You wouldn't want to choose b-x as the radius if it were larger than x-a, would you? Wouldn't that make the ball contain points outside of the rectangle, as you said. How about choosing a minimum of those numbers?

 

[l888l888l888]

so letting z= min{b-x, x-a, d-y, y-c} now what?. Using this with the info from first replay. we can find a ball with radius z st the ball is contained in the rectangle.

 

[l888l888l888]

oh. have we completed the proof?

 

[Dick]

so letting z= min{b-x, x-a, d-y, y-c} now what?. Using this with the info from first replay. we can find a ball with radius z st the ball is contained in the rectangle.

Well, the ball around (x,y) of radius z would be contained in the open rectangle, right? It's radius is less than or equal to distance to any edge, yes?

 

[gb7nash]

so letting z= min{b-x, x-a, d-y, y-c} now what?. Using this with the info from first replay. we can find a ball with radius z st the ball is contained in the rectangle.

Since your open ball centered at (x,y) with radius z is entirely contained in (a,b)x(c,d), what can you conclude?

 

[l888l888l888]

I have another question about open sets. Is it possible in a metric space containing more than one point to have only the empty set and the the metric space itself as it's open sets? I say no because if you pick a point that point itself with the area around it is a subset of the metric space and u can always find a ball around it with radius small enough such that that ball is in the subset... What do you guys think>

 

[gb7nash]

I have another question about open sets.

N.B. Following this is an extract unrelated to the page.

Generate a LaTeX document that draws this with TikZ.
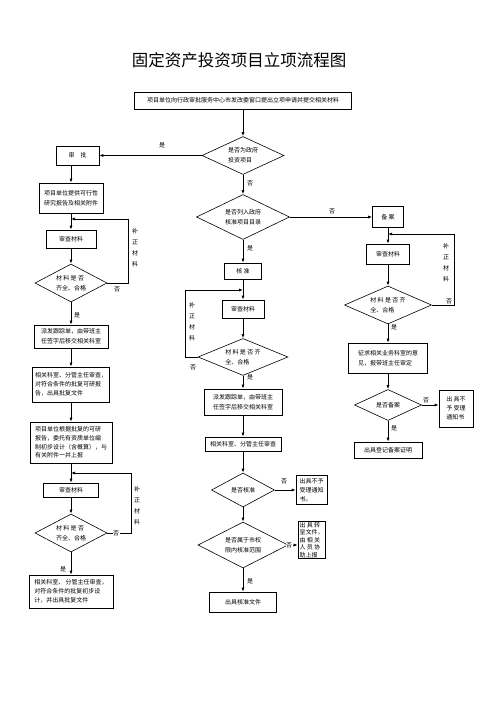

Is it possible in a metric space containing more than one point to have only the empty set and the the metric space itself as it's open sets? I say no because if you pick a point that point itself with the area around it is a subset of the metric space and u can always find a ball around it with radius small enough such that that ball is in the subset... What do you guys think>

Absolutely right.

For any open set, you can always find a smaller set that's open. Just pick an arbitary point (call it x) in the set. By the definition of open, x is an interior point. Choose a radius that's small enough and create an open ball around x. This open ball is a subset of the entire set and it is not equal to the entire set.